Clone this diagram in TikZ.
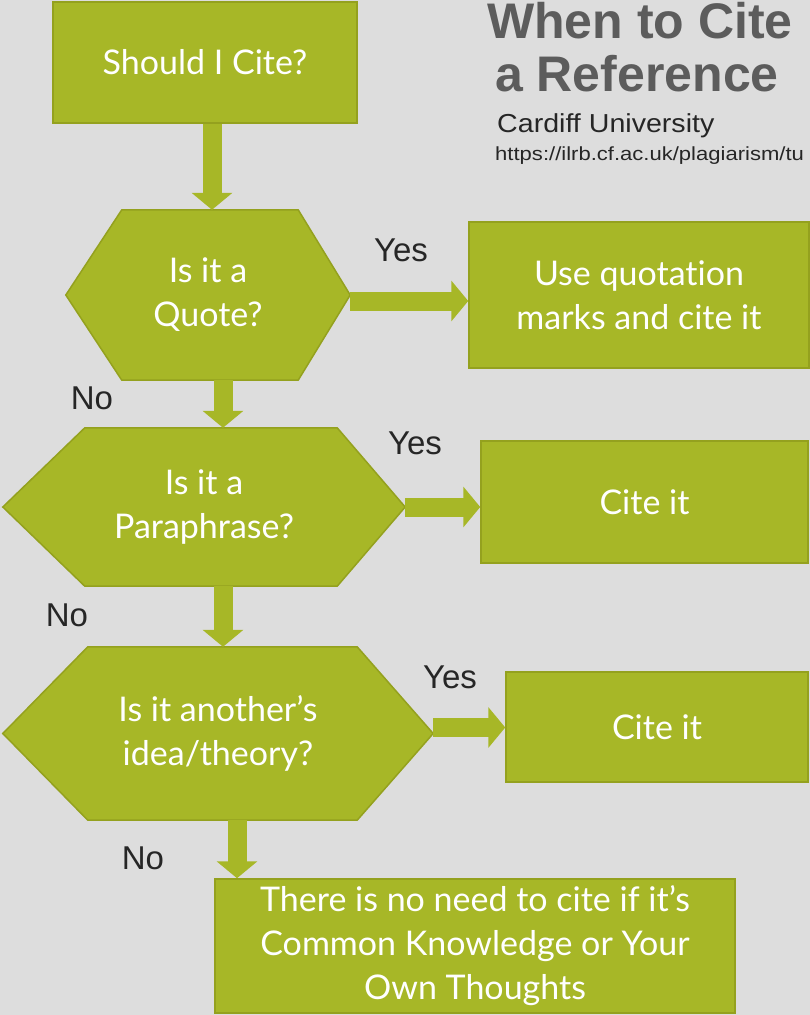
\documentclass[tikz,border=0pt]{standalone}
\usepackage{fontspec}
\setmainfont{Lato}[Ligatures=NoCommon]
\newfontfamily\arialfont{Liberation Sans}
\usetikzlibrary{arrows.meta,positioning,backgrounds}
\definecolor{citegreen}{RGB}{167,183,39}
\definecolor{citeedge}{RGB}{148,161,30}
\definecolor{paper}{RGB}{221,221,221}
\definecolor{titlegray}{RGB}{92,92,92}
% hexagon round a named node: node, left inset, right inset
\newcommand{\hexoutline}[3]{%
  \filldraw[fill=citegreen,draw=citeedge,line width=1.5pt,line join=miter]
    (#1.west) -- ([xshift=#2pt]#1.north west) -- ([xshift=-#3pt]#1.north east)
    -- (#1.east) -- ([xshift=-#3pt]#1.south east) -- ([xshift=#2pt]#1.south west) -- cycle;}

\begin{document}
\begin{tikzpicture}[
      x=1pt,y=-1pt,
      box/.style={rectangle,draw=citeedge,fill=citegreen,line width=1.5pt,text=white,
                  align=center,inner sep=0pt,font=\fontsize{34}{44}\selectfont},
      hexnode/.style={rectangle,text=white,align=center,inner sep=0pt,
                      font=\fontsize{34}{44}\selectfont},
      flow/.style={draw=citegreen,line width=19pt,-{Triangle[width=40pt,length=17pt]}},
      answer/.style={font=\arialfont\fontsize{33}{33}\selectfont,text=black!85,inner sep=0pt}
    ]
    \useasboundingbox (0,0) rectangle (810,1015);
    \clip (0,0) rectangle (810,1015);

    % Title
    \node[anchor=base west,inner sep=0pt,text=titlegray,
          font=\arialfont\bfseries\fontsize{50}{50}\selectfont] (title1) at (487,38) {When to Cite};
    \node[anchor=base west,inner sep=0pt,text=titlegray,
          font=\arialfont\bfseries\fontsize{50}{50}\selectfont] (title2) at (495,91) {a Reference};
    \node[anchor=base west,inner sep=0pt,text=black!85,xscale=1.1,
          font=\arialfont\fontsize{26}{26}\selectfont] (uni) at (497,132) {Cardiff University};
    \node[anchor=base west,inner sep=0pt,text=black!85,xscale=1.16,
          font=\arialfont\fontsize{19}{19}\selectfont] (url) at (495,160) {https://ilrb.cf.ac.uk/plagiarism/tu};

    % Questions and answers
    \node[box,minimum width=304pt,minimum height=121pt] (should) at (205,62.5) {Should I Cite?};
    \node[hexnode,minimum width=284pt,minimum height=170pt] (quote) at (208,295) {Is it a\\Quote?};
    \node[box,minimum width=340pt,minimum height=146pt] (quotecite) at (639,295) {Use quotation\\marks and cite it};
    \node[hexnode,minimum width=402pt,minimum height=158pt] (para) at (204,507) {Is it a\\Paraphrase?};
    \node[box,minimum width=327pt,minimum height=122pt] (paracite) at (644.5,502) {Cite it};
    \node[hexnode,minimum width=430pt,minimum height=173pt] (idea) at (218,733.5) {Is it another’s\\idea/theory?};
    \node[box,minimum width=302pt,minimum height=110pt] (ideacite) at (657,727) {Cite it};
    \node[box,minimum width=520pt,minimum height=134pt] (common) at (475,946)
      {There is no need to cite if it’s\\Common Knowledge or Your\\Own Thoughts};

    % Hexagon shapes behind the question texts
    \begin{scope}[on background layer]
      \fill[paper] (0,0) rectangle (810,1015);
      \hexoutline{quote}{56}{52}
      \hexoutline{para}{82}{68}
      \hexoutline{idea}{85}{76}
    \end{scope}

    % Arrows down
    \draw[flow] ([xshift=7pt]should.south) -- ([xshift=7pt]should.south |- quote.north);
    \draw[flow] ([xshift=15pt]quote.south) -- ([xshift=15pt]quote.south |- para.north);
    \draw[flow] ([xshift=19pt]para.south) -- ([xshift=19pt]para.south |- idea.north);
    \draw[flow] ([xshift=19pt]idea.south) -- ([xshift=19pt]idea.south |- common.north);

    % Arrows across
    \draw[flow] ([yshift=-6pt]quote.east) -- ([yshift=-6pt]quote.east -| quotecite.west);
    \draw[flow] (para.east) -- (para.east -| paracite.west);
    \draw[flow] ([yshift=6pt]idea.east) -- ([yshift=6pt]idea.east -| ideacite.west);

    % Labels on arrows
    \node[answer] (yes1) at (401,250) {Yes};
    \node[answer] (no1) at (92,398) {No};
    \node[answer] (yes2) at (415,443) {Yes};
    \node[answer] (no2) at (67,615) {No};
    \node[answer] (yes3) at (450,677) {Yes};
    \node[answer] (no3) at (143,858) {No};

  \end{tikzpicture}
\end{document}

::::

# [Set problem]
Please quote the lines of the material, beginning with the first and ending with the one that contains "-- (#1.east) -- ([xshift=-#3pt]#1.south", exactly as written and without any pictures.

# [Solution to this problem]
Clone this diagram in TikZ.
\documentclass[tikz,border=0pt]{standalone}
\usepackage{fontspec}
\setmainfont{Lato}[Ligatures=NoCommon]
\newfontfamily\arialfont{Liberation Sans}
\usetikzlibrary{arrows.meta,positioning,backgrounds}
\definecolor{citegreen}{RGB}{167,183,39}
\definecolor{citeedge}{RGB}{148,161,30}
\definecolor{paper}{RGB}{221,221,221}
\definecolor{titlegray}{RGB}{92,92,92}
% hexagon round a named node: node, left inset, right inset
\newcommand{\hexoutline}[3]{%
  \filldraw[fill=citegreen,draw=citeedge,line width=1.5pt,line join=miter]
    (#1.west) -- ([xshift=#2pt]#1.north west) -- ([xshift=-#3pt]#1.north east)
    -- (#1.east) -- ([xshift=-#3pt]#1.south east) -- ([xshift=#2pt]#1.south west) -- cycle;}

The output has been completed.